- ガリア方式

2011/06/15/Wed.ガリア方式

前置きもなく冒頭から本題に斬り込んでいく文章構成のことを、私は勝手に「ガリア方式」ないし「カエサル方式」と名付けている。ユリウス・カエサル『ガリア戦記』がまさにそのように書き出されているからである。

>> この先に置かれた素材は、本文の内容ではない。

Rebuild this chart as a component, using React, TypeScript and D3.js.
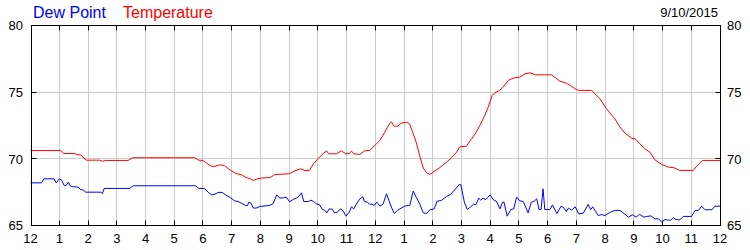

ガリアは全部で三つにわかれ、その一にはベルガエ人、二にはアクィーターニー人、三にはその仲間の言葉でケルタエ人、ローマでガリー人と呼んでいるものが住む。どれも互に言葉と制度と法律が違う。ガリー人はガルンナ河でアクィーターニー人から、マトロナ河とセークァナ河でベルガエ人からわかれる。なかで最も強いのはベルガエ人であるが、その人々はプローウィンキアの文化教養から遠くはなれているし、商人もめったにゆききしないから心を軟弱にするものが入らないのと、レーヌス河のむこうのゲルマーニー人に近いのでそれと絶えず戦っているためである。同じ理由でヘルウェティー族も他のガリー人にくらべれば武勇がすぐれ、毎日のようにゲルマーニー人と争い、自分の領地で敵を防いだり、敵の領地に入って戦ったりしている。

(ユリウス・カエサル『ガリア戦記』)

ガリア方式を実践するのは非常に難しい。文章には目的があり意図があり理由がある、書く者には動機があり欲望があり思惑がある。これら一切を出さずに文章を綴るのは大変な精神力を要する。これは一種のサービス精神ではないかとも思うのだが、しかしその神髄にはいまだ触れたことがない。

関西人にとってサービス精神とは、自己を隠蔽することではなく、むしろ徹底して晒し、貶め、他者を立てるために発揮されるものである(気取り屋が関西で嫌われる所以である)。何事につけ過剰をサービスと心得る関西人には、ガリア方式は極めて習得が困難な手法かもしれぬ。